PM - In 1995 a promoter from Chicago named Marty Salzman booked my duo, Madcat & Kane, to play at Nescafe Blues Festival in São Paulo. At that time I met several Brazilian harmonica players including Flávio Guimarães and Jefferson Gonçalves. Then in 1998 Marty booked us to play again in São Paulo at the SESC Blues Festival. I contacted Jefferson to tell him I was returning to Brazil and he suggested that I play some gigs with Big Joe Manfra in Rio de Janeiro after my concerts with Shari Kane in São Paulo. Those concerts with Big Joe Manfra went so well that I returned to perform with Big Joe Manfra again in 1999, 2000, 2001, 2003, 2004, 2006, 2007 and 2010.
EM – Which was your contact with brasilian music, especially with the harp players?
PM - In my ten visits to Brazil I have met many great harmonica players including Thiago Cerveira, Big Chico, Sergio Duarte, Rodrigo Eberienos, Mauricio Einhorn, Pablo Fagundes, Robson Fernandes, Jefferson Gonçalves, Flávio Guimarães, Benevides Júnior, Paulo Meyer, Ale Ravanello, Alex Rossi, Guto Santana, André Serrano, José Staneck, Little Will and many more.
EM – You recorded excellent albums with Shari Kane. How did you chose the repertoire of Key To The Highway and Up Against The Wall?
PM - Shari and I both love old blues... We just chose songs we liked.
EM - Recently you recorded on Live At Creole Gallery. How bass player Mark Schrock and drummer Mike Shimmin complete your music? Tell me about this record.

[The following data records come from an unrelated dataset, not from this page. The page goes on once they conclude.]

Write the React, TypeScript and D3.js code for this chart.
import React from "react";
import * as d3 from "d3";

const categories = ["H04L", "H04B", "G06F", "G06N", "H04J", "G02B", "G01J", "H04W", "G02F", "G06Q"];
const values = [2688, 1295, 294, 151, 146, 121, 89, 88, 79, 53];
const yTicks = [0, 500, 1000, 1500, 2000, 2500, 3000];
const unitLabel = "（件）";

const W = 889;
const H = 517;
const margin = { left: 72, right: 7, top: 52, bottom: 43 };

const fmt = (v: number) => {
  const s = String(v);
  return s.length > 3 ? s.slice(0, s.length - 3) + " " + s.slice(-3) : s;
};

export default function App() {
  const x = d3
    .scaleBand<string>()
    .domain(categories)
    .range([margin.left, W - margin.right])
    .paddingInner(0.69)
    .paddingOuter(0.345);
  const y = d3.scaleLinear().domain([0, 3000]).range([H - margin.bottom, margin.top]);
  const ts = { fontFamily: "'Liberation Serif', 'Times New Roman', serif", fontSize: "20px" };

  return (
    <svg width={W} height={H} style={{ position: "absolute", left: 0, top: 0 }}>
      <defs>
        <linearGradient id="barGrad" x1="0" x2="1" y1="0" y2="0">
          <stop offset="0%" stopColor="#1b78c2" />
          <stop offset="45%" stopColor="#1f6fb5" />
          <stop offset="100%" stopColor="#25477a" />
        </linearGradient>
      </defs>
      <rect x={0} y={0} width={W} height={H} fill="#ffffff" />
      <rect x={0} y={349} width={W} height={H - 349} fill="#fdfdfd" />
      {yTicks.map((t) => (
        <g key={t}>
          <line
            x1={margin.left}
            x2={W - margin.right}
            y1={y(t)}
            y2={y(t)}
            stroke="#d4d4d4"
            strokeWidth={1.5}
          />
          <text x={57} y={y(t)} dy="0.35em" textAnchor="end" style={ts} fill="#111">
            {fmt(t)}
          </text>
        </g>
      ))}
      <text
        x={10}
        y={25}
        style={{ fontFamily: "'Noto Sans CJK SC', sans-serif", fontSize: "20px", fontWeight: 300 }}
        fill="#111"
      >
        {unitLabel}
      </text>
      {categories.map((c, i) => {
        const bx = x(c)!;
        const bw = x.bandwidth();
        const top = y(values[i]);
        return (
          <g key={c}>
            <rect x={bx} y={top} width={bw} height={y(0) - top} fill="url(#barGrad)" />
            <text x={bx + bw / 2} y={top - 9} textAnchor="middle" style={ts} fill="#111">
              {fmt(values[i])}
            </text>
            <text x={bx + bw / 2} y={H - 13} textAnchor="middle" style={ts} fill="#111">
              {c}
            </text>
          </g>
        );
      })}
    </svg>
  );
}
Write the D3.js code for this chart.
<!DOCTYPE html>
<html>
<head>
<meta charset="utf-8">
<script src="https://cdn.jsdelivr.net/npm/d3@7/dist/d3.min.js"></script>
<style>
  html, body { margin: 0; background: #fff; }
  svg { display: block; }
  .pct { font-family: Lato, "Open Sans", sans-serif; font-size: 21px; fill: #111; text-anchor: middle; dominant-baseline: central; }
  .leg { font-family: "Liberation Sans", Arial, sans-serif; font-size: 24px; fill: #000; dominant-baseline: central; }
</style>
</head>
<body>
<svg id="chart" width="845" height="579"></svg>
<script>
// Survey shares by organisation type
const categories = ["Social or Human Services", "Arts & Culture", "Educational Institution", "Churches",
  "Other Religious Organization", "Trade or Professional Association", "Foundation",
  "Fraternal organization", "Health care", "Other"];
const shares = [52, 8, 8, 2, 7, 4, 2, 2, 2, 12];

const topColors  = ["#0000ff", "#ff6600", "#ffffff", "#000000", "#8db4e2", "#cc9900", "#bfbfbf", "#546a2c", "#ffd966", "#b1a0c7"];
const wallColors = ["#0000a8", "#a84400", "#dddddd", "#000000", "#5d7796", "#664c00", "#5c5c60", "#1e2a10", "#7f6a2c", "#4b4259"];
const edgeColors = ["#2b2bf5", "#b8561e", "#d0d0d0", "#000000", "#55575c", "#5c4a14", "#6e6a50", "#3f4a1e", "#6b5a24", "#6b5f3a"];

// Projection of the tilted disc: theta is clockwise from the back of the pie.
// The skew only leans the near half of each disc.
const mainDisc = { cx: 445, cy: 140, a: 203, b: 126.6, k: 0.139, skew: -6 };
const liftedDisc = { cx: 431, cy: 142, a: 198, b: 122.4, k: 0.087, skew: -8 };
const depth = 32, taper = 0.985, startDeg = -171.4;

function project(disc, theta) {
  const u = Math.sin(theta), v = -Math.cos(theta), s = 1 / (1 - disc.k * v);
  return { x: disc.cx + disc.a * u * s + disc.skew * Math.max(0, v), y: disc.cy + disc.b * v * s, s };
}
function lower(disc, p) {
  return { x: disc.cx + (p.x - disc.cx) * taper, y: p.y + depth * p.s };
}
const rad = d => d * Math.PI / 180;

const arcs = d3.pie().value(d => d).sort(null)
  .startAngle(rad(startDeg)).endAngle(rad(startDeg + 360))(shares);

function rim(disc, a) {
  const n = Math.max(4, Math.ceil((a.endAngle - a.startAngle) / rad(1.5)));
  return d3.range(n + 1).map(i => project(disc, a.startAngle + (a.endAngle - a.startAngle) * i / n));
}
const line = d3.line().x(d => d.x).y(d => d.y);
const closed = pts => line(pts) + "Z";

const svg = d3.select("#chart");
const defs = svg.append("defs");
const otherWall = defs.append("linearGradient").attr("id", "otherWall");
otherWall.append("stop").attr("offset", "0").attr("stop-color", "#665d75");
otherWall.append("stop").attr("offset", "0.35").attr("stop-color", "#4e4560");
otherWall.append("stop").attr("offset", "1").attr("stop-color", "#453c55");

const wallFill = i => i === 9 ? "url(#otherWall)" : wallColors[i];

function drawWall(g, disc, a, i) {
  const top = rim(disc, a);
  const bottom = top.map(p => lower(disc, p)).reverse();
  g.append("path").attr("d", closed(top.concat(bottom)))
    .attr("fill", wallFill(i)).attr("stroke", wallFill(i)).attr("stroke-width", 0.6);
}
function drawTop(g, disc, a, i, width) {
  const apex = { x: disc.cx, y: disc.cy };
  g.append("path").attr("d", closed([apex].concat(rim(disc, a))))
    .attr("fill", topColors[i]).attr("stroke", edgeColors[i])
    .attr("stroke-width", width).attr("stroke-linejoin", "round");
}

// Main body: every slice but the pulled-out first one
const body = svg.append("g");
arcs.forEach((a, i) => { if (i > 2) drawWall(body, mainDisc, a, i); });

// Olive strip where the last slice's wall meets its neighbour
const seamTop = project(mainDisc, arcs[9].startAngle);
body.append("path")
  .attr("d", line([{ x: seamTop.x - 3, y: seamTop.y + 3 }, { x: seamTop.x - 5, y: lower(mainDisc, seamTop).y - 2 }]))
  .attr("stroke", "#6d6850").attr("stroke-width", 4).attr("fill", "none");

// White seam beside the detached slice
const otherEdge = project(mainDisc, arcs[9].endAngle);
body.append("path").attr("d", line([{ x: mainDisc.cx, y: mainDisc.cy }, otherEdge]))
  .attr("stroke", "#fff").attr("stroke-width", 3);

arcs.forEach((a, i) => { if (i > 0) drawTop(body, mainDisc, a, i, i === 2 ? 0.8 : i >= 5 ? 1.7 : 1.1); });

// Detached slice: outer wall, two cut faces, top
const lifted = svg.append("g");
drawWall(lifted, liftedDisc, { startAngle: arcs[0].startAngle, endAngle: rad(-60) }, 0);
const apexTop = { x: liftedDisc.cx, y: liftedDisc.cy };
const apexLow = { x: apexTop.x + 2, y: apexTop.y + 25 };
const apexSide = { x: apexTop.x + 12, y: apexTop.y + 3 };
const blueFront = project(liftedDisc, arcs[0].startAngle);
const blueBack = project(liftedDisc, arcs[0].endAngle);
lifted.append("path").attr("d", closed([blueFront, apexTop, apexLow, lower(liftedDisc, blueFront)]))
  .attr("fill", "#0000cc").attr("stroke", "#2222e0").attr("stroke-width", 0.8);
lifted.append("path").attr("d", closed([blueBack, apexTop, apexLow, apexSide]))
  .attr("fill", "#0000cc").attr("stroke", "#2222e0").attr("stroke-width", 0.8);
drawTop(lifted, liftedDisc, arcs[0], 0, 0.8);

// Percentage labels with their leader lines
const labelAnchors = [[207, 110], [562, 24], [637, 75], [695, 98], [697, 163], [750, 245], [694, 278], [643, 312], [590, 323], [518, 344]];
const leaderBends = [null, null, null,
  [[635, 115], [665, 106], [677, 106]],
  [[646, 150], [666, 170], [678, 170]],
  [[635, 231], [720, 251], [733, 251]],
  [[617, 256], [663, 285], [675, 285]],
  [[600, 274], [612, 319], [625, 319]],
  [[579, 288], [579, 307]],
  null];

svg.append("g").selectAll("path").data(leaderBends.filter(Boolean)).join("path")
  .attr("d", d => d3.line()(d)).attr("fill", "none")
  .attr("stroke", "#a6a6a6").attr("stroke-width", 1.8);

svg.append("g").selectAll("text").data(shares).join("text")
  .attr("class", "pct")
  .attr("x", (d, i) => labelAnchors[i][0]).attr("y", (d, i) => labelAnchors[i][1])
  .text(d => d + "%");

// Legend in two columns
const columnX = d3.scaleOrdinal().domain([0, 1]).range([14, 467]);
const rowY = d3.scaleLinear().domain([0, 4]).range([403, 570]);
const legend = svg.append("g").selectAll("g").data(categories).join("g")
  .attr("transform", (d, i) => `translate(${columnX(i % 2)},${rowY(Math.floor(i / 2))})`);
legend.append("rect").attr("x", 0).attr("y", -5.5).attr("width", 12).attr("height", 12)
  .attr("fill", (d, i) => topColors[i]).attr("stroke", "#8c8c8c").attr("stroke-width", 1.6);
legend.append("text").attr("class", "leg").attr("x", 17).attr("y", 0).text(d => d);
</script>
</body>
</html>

PM - Over the years Shari and I tried several different drummers and bass players. Finally in 2008 we started playing with Mark Schrock on bass and Mike Shimmin on drums. They play lightly enough that they don’t cover up Shari’s acoustic guitar sound. We are an acoustic blues band. There are no guitar or harmonica amps on stage. Our CD was recorded live.
EM - Do you prefer a pure sound of harp when a lot of harp players prefer plug an instrument in bullet mics e valve amps. When you start to use that? And tell me about your setup, when you start to use a Hering?
PM - When I started playing harmonica in 1964 my hero was Sonny Terry who played in the acoustic style. He never played with a hand held microphone. In 1967 I made a solid state guitar amplifier from a kit (Heathkit) and started playing harmonica through a small Wollensak tape recorder microphone. Later I cut that microphone in half and attached it to a ring, and added a volume control on a watchband. I never played through a bullet mic. I don’t like them. They are too big.
When I play with Madcat & Kane and when I play with Triple Play (Chris Brubeck + Joel Brown + Peter Madcat Ruth) I only play acoustic harmonica. When I play with Big Joe Manfra I use a Shaker/Madcat Harmonica microphone and a guitar amp. I play with both acoustic and electric groups so I play both acoustic and amplified harmonica.
EM - The manufacture from Brasil, Hering Harmônicas, made an instrument with your signature. Which was your involvement in this project, did you designed? How appeared the idea?
PM - In the 1970s when I was playing with Two Generations of Brubeck I became a Hohner Harmonica endorser. Then in the 1980s I became a Huang Harmonica endorser. In 1995 Alberto Bertolazi, the President of Hering Harmonicas came to a SPAH Harmonica Convention in the USA and he gave me some Hering harmonicas. I was very impressed, so I became a Hering Harmonica endorser. My favorite model was the Hering Blues. A few years latter Alberto made me a Madcat Harmonica as a prototype, based on the design of the Hering Blues. Now they are being manufactured by Hering.